4 February–29 March 2009

Index presents the work of Susan Hiller with a focus on the installation Magic Lantern (1987) and Triplet (1991 – 2009). An influential figure in British and European art over the past four decades, Hiller’s work can be framed in terms of Arte Povera and Conceptual Art as well as her early history in anthropology, however it is her engagement with Surrealism – the repressed and the misunderstood – that remains at the heart of her work. The relationship to technologies of the image are central to both works in this exhibition, technologies that in Hiller’s hands themselves become cultural artefacts.

Magic Lantern is one of the many works of Hiller’s that use apparently simple forms of illumination. It is a sublime slide projection, in the dark, generated by three discs of coloured light driven by electronic pulses. This technical device has been taken from its original context as an early scientific experiment. This is not a benign return to the discovery of a source, for as in all of Hiller’s work, her sources become fragments torn from their context. This is also the fate of Magic Lantern’s synchronised soundtrack of recorded ‘ghost’ voices – they are the experiments of Latvian scientist Konstantin Raudive who believed he had recorded the voices of the dead.
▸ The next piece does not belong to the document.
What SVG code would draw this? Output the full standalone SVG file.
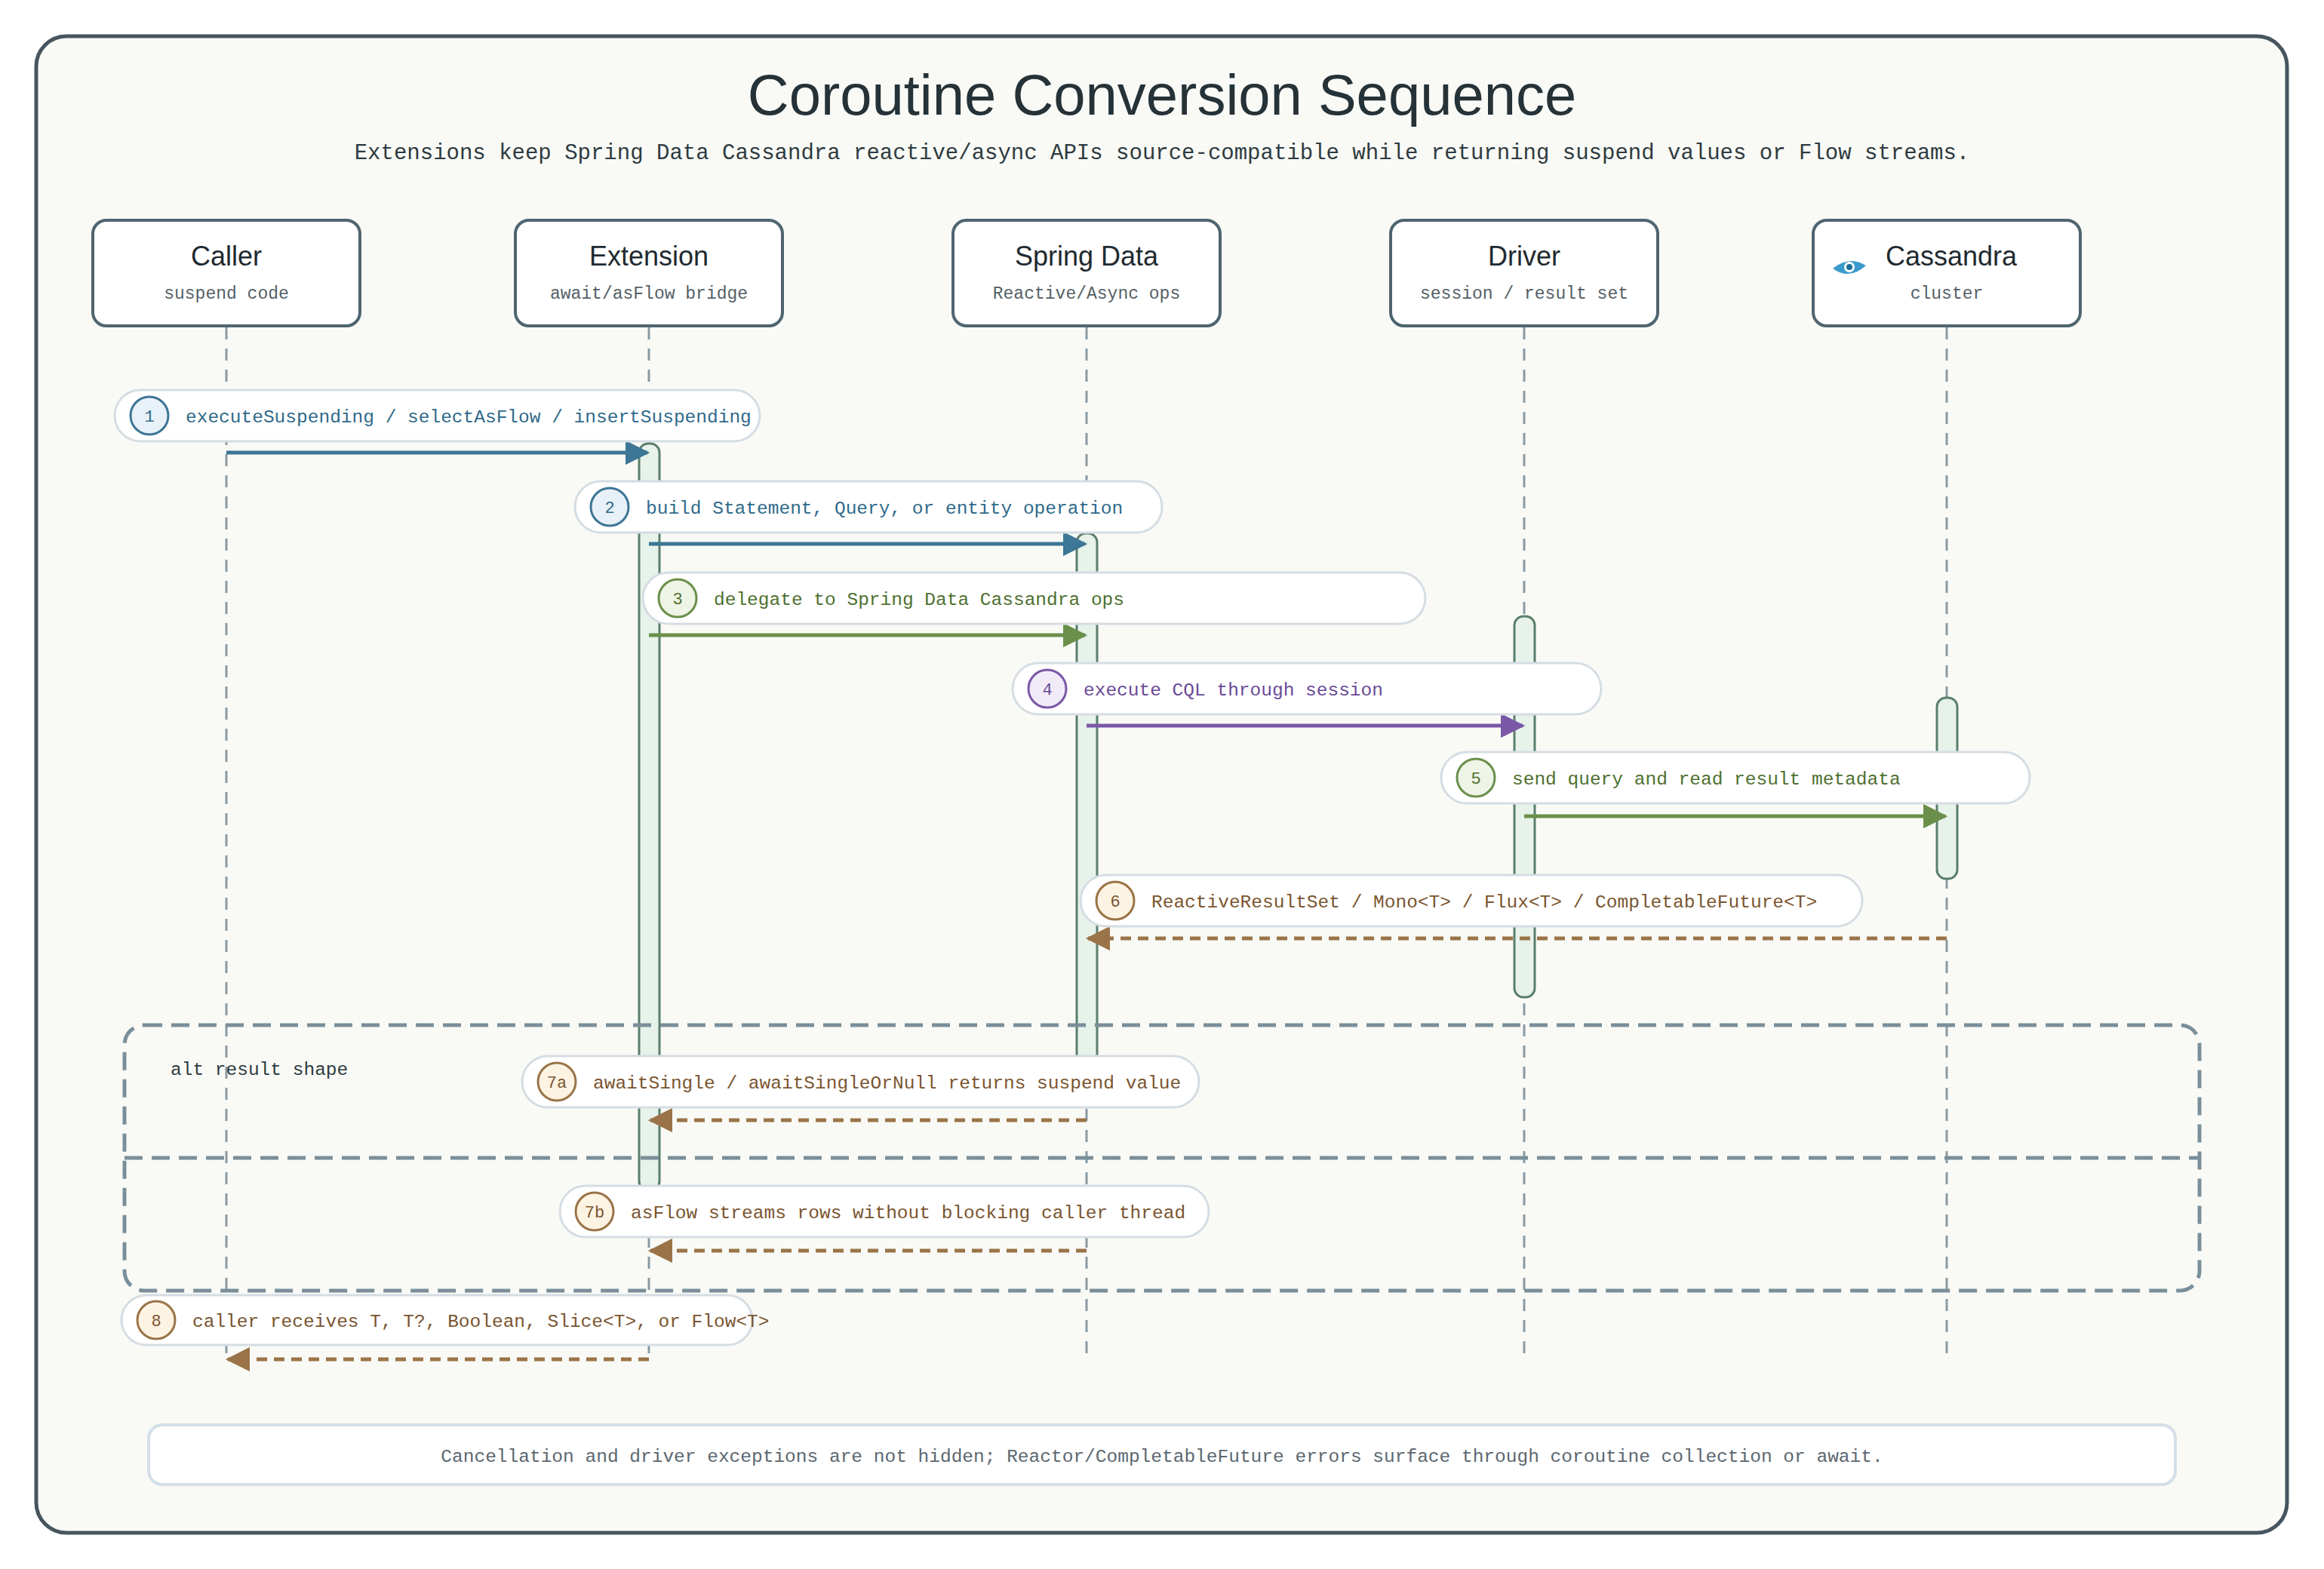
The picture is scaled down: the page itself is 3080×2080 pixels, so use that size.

Hiller’s voice too is here as she whispering invites us into the realm of story telling, ’ …10 minutes of silence for the dead starting – now’.

Science and so-called irrational beliefs are re-exposed here as a meditative, critical practice. Hiller’s gestures toward Freud as in much of her work, “… Freud said that an un-critical belief in psychic powers was an attempt at compensation for what he poignantly called ’the lost appeal of life on this earth”.

Triplet is an inverse play on illumination. The objects that make up the work are 35 mm slides of images from a Mexican children’s game, mounted on three brackets and installed vertically on the wall. This formation of three is an echo of the affect of Hiller’s Magic Lantern with its three discs of light, red, yellow and blue that overlaps and shifts in scale – either small, or flooding of our visual field. Jean Fisher, writing on Magic Lantern, recognizes that, “… three is never a privileged number. Two overlapping colours make a third; but three overlapping colours make a multiplicity”.

At Index, Triplet is installed at the entrance of the Magic Lantern installation. These are child’s night-lights meant for the realm of the dreaming child; however re-presented here they take on the role of guardian or guide. These simple images become jewel-like as each is illuminated by the backlight from tiny globes.